Half the cockpit surround slides back, jet-fighter style, but no mention is made of this as a method of entry/egress.
Its intended function could be to offer open-air motoring or a way for occupants of the vehicle – the roof of which barely matches the wheel-arch height of some SUVs – to pay at toll booths or buy food from drive-through takeaways.
The cockpit features two staggered seats, with the passenger sitting further back than the driver to liberate space. Because the thinly-padded seats are fixed, the rectangular steering wheel and pedals can be independently adjusted to suit the driver.
Interior sketches show a basic cabin with a carbon-fibre cross member forming part of the dashboard and housing the simple digital instrument pack.
In January this year, Audi’s parent company Volkswagen revealed its diesel-electric XL1 concept in the Middle East that featured a staggered seating arrangement – a similarity that resulted in speculation that Audi had borrowed the XL1’s underpinnings for its Urban Concept. Audi says the concept is “not based on any previous model”.

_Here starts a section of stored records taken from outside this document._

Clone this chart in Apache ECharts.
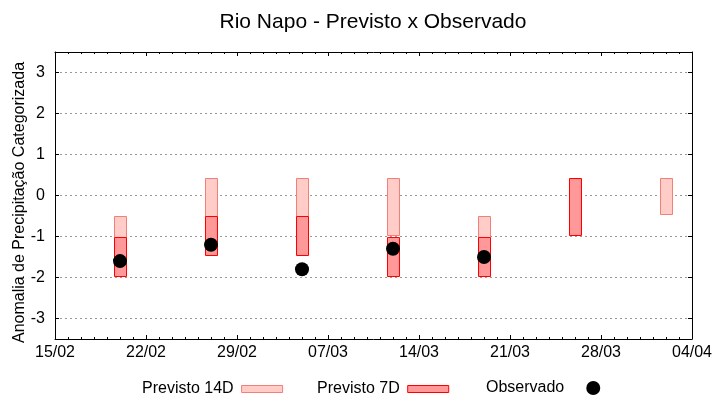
<!DOCTYPE html>
<html>
<head>
<meta charset="utf-8">
<script src="https://cdn.jsdelivr.net/npm/echarts@6/dist/echarts.min.js"></script>
<style>html,body{margin:0;padding:0;background:#fff}#c{width:720px;height:400px}</style>
</head>
<body>
<div id="c"></div>
<script>
// ---- data ----
var dates = ['2024-02-20','2024-02-27','2024-03-05','2024-03-12','2024-03-19','2024-03-26','2024-04-02'];
var prev14Low  = [-1.00, -0.50, -0.50, -0.95, -1.00, null, -0.44];
var prev14High = [-0.50,  0.43,  0.43,  0.43, -0.50, null,  0.43];
var prev7Low   = [-1.95, -1.44, -1.44, -1.95, -1.95, -0.95, null];
var prev7High  = [-1.00, -0.50, -0.50, -1.00, -1.00,  0.43, null];
var observado  = [-1.60, -1.20, -1.80, -1.30, -1.50, null, null];
var xStart = '2024-02-15', xEnd = '2024-04-04';
var yTicks = [-3, -2, -1, 0, 1, 2, 3];

var DAY = 86400000;
function ts(s){ var p = s.split('-'); return Date.UTC(+p[0], +p[1]-1, +p[2]); }
function pad(n){ return (n<10?'0':'')+n; }
function fmt(v){ var d = new Date(v); return pad(d.getUTCDate())+'/'+pad(d.getUTCMonth()+1); }

function rangeData(lo, hi){
  var out = [];
  for (var i=0;i<dates.length;i++){ if (lo[i]!==null && hi[i]!==null) out.push([ts(dates[i]), lo[i], hi[i]]); }
  return out;
}
var obsData = [];
for (var i=0;i<dates.length;i++){ if (observado[i]!==null) obsData.push([ts(dates[i]), observado[i]]); }

function makeRender(fill, stroke){
  return function(params, api){
    var x = api.value(0), lo = api.value(1), hi = api.value(2);
    var p1 = api.coord([x, hi]), p2 = api.coord([x, lo]);
    var w = api.size([DAY, 0])[0] * 0.92;
    return {
      type: 'rect',
      shape: { x: Math.round(p1[0] - w/2) + 0.5, y: Math.round(p1[1]) + 0.5, width: Math.round(w), height: Math.round(p2[1]-p1[1]) },
      style: { fill: fill, stroke: stroke, lineWidth: 1 }
    };
  };
}

var FONT = 'Liberation Sans, Arial, sans-serif';
var c14 = {fill:'#ffccc8', stroke:'#f08078'};
var c7 = {fill:'#ff9999', stroke:'#ff0000'};

var xMin = ts(xStart), xMax = ts(xEnd);
var chart = echarts.init(document.getElementById('c'), null, {renderer:'canvas'});
var legendText = {fontFamily: FONT, fontSize: 16, color: '#000', padding: [0, 3, 0, 0]};
chart.setOption({
  animation: false,
  backgroundColor: '#fff',
  title: {
    text: 'Rio Napo - Previsto x Observado',
    left: 368, top: 7, textAlign: 'center',
    textStyle: {fontFamily: FONT, fontSize: 21, fontWeight: 'normal', color: '#000'}
  },
  legend: [
    {left: 142, top: 381, padding: 0, align: 'right', itemWidth: 41, itemHeight: 7, textStyle: legendText, selectedMode: false,
     data: [{name: 'Previsto 14D', icon: 'rect', itemStyle: {color: c14.fill, borderColor: c14.stroke, borderWidth: 1}}]},
    {left: 317, top: 381, padding: 0, align: 'right', itemWidth: 41, itemHeight: 7, textStyle: legendText, selectedMode: false,
     data: [{name: 'Previsto 7D', icon: 'rect', itemStyle: {color: c7.fill, borderColor: c7.stroke, borderWidth: 1}}]},
    {left: 486, top: 380, padding: 0, align: 'right', itemWidth: 42, itemHeight: 14, textStyle: legendText, selectedMode: false,
     data: [{name: 'Observado', icon: 'circle', itemStyle: {color: '#000', opacity: 1}}]}
  ],
  grid: {left: 55, right: 28, top: 52, bottom: 61, outerBoundsMode: 'none', containLabel: false},
  xAxis: [
    {type: 'value', min: xMin, max: xMax, interval: 7*DAY, position: 'bottom',
     axisLine: {show: true, onZero: false, lineStyle: {color: '#000', width: 1}},
     axisTick: {show: true, inside: true, length: 4, lineStyle: {color: '#000'}},
     minorTick: {show: true, splitNumber: 7, length: 2, lineStyle: {color: '#000'}},
     axisLabel: {formatter: fmt, fontFamily: FONT, fontSize: 16, color: '#000', margin: 6},
     splitLine: {show: false}},
    {type: 'value', min: xMin, max: xMax, interval: 7*DAY, position: 'top',
     axisLine: {show: true, onZero: false, lineStyle: {color: '#000', width: 1}},
     axisTick: {show: true, inside: true, length: 4, lineStyle: {color: '#000'}},
     minorTick: {show: true, splitNumber: 7, length: 2, lineStyle: {color: '#000'}},
     axisLabel: {show: false}, splitLine: {show: false}}
  ],
  yAxis: [
    {type: 'value', min: -3.5, max: 3.5, position: 'left',
     name: 'Anomalia de Precipitação Categorizada', nameLocation: 'middle', nameGap: 27, nameMoveOverlap: false,
     nameTextStyle: {fontFamily: FONT, fontSize: 16, color: '#000', padding: [0, 0, 0, -14]},
     axisLine: {show: true, onZero: false, lineStyle: {color: '#000', width: 1}},
     axisTick: {show: true, inside: true, length: 4, lineStyle: {color: '#000'}, customValues: yTicks},
     axisLabel: {fontFamily: FONT, fontSize: 16, color: '#000', margin: 10, customValues: yTicks},
     splitLine: {show: true, lineStyle: {color: '#999', type: [2, 3], width: 1}}},
    {type: 'value', min: -3.5, max: 3.5, position: 'right',
     axisLine: {show: true, onZero: false, lineStyle: {color: '#000', width: 1}},
     axisTick: {show: true, inside: true, length: 4, lineStyle: {color: '#000'}, customValues: yTicks},
     axisLabel: {show: false, customValues: yTicks}, splitLine: {show: false}}
  ],
  series: [
    {name: 'Previsto 14D', type: 'custom', renderItem: makeRender(c14.fill, c14.stroke),
     itemStyle: {color: c14.fill}, encode: {x: 0, y: [1, 2]}, data: rangeData(prev14Low, prev14High), z: 2},
    {name: 'Previsto 7D', type: 'custom', renderItem: makeRender(c7.fill, c7.stroke),
     itemStyle: {color: c7.fill}, encode: {x: 0, y: [1, 2]}, data: rangeData(prev7Low, prev7High), z: 3},
    {name: 'Observado', type: 'scatter', symbol: 'circle', symbolSize: 14,
     itemStyle: {color: '#000', opacity: 1}, data: obsData, z: 4}
  ]
});
</script>
</body>
</html>
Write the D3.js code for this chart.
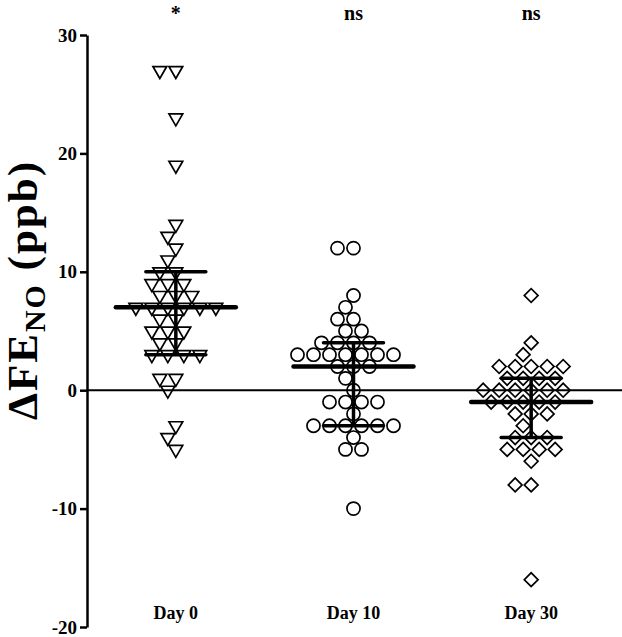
<!DOCTYPE html>
<html lang="en">
<head>
<meta charset="UTF-8">
<title>FeNO change</title>
<style>
  body { margin: 0; background: #fff; }
  text { font-family: "Liberation Serif", "Times New Roman", serif; font-weight: bold; }
</style>
</head>
<body>
<svg width="622" height="637"></svg>
<script src="https://cdn.jsdelivr.net/npm/d3@7/dist/d3.min.js"></script>
<script>
// data
var groups = ["Day 0", "Day 10", "Day 30"];
var sigLabels = ["*", "ns", "ns"];
var day0 = [27, 27, 23, 19, 14, 13, 12, 11, 10, 10, 9, 9, 9, 8, 8, 8, 7, 7, 7, 7, 7, 7,
            6, 6, 5, 5, 5, 4, 4, 3, 3, 3, 3, 1, 1, 0, -3, -4, -5];
var day10 = [12, 12, 8, 7, 6, 6, 5, 5, 4, 4, 4, 4, 3, 3, 3, 3, 3, 3, 3, 2, 2, 2, 1, 0,
             -1, -1, -1, -1, -2, -3, -3, -3, -3, -3, -3, -4, -5, -5, -10];
var day30 = [8, 4, 3, 2, 2, 2, 2, 2, 1, 1, 1, 1, 0, 0, 0, 0, 0, 0, -1, -1, -1, -1, -1,
             -2, -2, -2, -3, -4, -4, -4, -5, -5, -5, -5, -6, -8, -8, -16];
var medians = [7, 2, -1];
var q1 = [3, -3, -4];
var q3 = [10, 4, 1];
var yTicks = [30, 20, 10, 0, -10, -20];

var series = [day0, day10, day30];
var shapes = ["tri", "circle", "diamond"];

var svg = d3.select("svg");
var margin = {left: 87, right: 2, top: 35, bottom: 10};
var width = 622, height = 637;

var y = d3.scaleLinear().domain([-20, 30]).range([627, 35]);
var x = d3.scalePoint().domain(groups).range([margin.left, width - margin.right]).padding(0.5);

// simple greedy beeswarm: each point takes the free spot nearest the centre
var step = 8, minDist = 14;
function swarm(vals) {
  var placed = [];
  var sorted = vals.slice().sort((a, b) => b - a);
  sorted.forEach(function(v) {
    var py = y(v);
    for (var k = 0; k < 60; k++) {
      var off = k === 0 ? 0 : (k % 2 ? -1 : 1) * Math.ceil(k / 2) * step;
      var ok = placed.every(p => Math.hypot(p.off - off, p.py - py) >= minDist - 0.01);
      if (ok) { placed.push({v: v, py: py, off: off}); break; }
    }
  });
  return placed;
}

function symbolPath(kind) {
  if (kind === "tri") return d3.symbol(d3.symbolTriangle, 82)();
  if (kind === "circle") return d3.symbol(d3.symbolCircle, 135)();
  return d3.symbol(d3.symbolSquare, 95)();
}

// points
series.forEach(function(vals, gi) {
  var cx = x(groups[gi]);
  var rot = shapes[gi] === "tri" ? 180 : (shapes[gi] === "diamond" ? 45 : 0);
  svg.append("g").selectAll("path")
    .data(swarm(vals))
    .enter().append("path")
    .attr("d", symbolPath(shapes[gi]))
    .attr("transform", d => "translate(" + (cx + d.off) + "," + d.py + ") rotate(" + rot + ")")
    .attr("fill", "none")
    .attr("stroke", "#000")
    .attr("stroke-width", 1.7);
});

// zero line
svg.append("line")
  .attr("x1", margin.left).attr("x2", width)
  .attr("y1", y(0)).attr("y2", y(0))
  .attr("stroke", "#000").attr("stroke-width", 2);

// median and interquartile range
var stats = svg.append("g");
groups.forEach(function(g, i) {
  var cx = x(g);
  stats.append("line")
    .attr("x1", cx).attr("x2", cx).attr("y1", y(q3[i])).attr("y2", y(q1[i]))
    .attr("stroke", "#000").attr("stroke-width", 3.5);
  [q1[i], q3[i]].forEach(function(q) {
    stats.append("line")
      .attr("x1", cx - 30).attr("x2", cx + 30).attr("y1", y(q)).attr("y2", y(q))
      .attr("stroke", "#000").attr("stroke-width", 3.5).attr("stroke-linecap", "round");
  });
  stats.append("line")
    .attr("x1", cx - 60).attr("x2", cx + 60).attr("y1", y(medians[i])).attr("y2", y(medians[i]))
    .attr("stroke", "#000").attr("stroke-width", 4.5).attr("stroke-linecap", "round");
});

// y axis
var yAxis = d3.axisLeft(y).tickValues(yTicks).tickSize(7).tickSizeOuter(0).tickPadding(3)
  .tickFormat(d => String(d));
var ga = svg.append("g").attr("transform", "translate(" + margin.left + ",0)").call(yAxis);
ga.select(".domain").attr("stroke-width", 2.5);
ga.selectAll(".tick line").attr("stroke-width", 2.5);
ga.selectAll(".tick text").attr("font-size", 19).attr("font-family", "Liberation Serif").attr("fill", "#000");

// group labels under the plot
svg.append("g").selectAll("text")
  .data(groups).enter().append("text")
  .attr("x", d => x(d)).attr("y", 619)
  .attr("text-anchor", "middle").attr("font-size", 18)
  .text(d => d);

// significance marks on top
svg.append("g").selectAll("text")
  .data(sigLabels).enter().append("text")
  .attr("x", (d, i) => x(groups[i])).attr("y", 20)
  .attr("text-anchor", "middle").attr("font-size", 20)
  .text(d => d);

// y title
var title = svg.append("text")
  .attr("transform", "translate(37,290) rotate(-90)")
  .attr("text-anchor", "middle").attr("font-size", 43)
  .attr("letter-spacing", 2);
title.append("tspan").text("\u0394FE");
title.append("tspan").attr("font-size", 30).attr("dy", 8).text("NO");
title.append("tspan").attr("dy", -8).text(" (ppb)");
</script>
</body>
</html>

It is also speculated that Audi is planning an eco-friendly sub-brand like BMW’s recently-launched ‘i’ or Daimler’s Smart, which in additional to technical constraints, goes some way to explaining the Urban Concept’s radical styling departure.
Audi reportedly is readying more variants of the Urban Concept for its Frankfurt display, suggesting the vehicle in the sketches is one of the more flamboyant iterations.
Renault is leading the way with vehicles of this type, already taking deposits for its electric Twizy scooter-car and alliance partner Nissan is working on an electric city-car thought to be based on the 2009 Land Glider concept that leans into corners like a four-wheeled motorcycle.